I ran my trap line in the winter-time. I ran it from the time I was in grammar school all the way through high school. The school was about two miles up the valley. I had certain places up along the creeks along the way to school where I’d set traps. I’d catch coons, skunks, and a bobcat once in a while. I caught one Fisher. Once in a while, I’d catch someone’s old tomcat, too. I sold that one to George Bee. I could tan everything but the tails. I found out later that you had to split that tail out.
I carried a little Stevens .22. I’d check the traps on the way to school. If there was anything in the trap, I’d shoot it. Then, on the way home, I’d take it out and skin it. Sometimes I’d get a little too close to a skunk. By
the time I got to school, I didn’t smell too good. I wasn’t too popular, at times.
On my trap line, as a boy, I used a single-shot Stevens .22 rifle. That was the first gun I ever had. I used to shoot gray squirrels out of redwood trees with that gun. I sold the pelts from my trap line to George B. Vestal.
He taught me the finer points of trapping.

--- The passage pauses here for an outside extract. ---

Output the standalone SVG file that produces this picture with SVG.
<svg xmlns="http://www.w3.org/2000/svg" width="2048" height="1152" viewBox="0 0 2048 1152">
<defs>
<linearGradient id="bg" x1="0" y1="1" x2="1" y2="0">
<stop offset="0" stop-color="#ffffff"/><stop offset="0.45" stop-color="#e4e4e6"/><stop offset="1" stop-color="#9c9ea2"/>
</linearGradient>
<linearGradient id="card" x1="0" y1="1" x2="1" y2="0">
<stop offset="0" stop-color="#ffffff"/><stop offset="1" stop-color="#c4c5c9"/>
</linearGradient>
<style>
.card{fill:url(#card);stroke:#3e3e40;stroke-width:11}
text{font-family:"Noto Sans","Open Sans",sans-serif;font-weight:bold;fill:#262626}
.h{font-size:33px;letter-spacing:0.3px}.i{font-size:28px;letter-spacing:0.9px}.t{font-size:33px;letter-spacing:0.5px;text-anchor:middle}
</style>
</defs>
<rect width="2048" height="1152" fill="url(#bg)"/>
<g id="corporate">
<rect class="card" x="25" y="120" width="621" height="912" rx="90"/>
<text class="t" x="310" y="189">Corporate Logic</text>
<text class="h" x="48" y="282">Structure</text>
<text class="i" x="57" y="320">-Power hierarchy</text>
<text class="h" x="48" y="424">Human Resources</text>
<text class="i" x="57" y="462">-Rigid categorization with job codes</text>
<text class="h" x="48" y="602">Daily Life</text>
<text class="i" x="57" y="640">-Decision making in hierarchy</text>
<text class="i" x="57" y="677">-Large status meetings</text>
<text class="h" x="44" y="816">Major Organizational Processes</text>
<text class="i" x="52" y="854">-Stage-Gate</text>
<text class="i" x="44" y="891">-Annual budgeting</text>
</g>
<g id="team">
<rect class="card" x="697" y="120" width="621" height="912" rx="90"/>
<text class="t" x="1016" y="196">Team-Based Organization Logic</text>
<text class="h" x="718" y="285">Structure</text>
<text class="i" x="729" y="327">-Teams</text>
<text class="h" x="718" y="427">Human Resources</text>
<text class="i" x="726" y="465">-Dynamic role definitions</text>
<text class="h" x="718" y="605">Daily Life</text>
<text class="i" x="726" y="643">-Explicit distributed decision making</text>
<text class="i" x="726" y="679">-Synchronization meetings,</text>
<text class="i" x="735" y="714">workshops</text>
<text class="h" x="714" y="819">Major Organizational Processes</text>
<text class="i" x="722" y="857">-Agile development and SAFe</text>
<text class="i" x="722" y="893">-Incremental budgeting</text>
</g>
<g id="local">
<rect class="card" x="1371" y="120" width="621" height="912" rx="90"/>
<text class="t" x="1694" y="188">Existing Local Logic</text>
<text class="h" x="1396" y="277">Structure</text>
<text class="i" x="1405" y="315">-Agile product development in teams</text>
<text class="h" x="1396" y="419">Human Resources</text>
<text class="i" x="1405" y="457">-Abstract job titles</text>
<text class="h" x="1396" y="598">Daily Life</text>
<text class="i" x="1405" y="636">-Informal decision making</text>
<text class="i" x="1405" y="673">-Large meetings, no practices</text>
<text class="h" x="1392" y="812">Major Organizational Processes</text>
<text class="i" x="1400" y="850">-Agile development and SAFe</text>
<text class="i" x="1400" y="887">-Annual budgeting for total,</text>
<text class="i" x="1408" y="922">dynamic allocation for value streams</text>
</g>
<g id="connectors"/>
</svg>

George B. Vestal worked as a roustabout for the Singley ranch. He was a ranch hand who did trapping on the side. He worked for many years for a dollar a day. Later on, he was offered a raise to $1.25, but he turned it
down. He said that it would confuse his accounting. $30 a month is easier to figure. When he died, it turned out that he had 8,000 dollars on deposit at the bank.
We used to have a camp down by the river, near the Hendy grove, and pick hops for the Gowen family. We’d usually stay there two weeks. That was usually how we got enough money to buy our school clothes. We got paid one cent a pound for picking hops. You’d work your tail off to strip a hundred pounds. If you worked long, long hours–get out there at daylight, and head home at dark, you’d pick about 125 pounds. Finally, they paid us a cent and quarter. [$0.0125 per pound.]
We used to say that if you saved just ten percent of what you earned, you’d never go to the poor house. That’s one of the first lessons I learned, and I’ve tried to do something along that line since. And I’ve never gone to the poor house.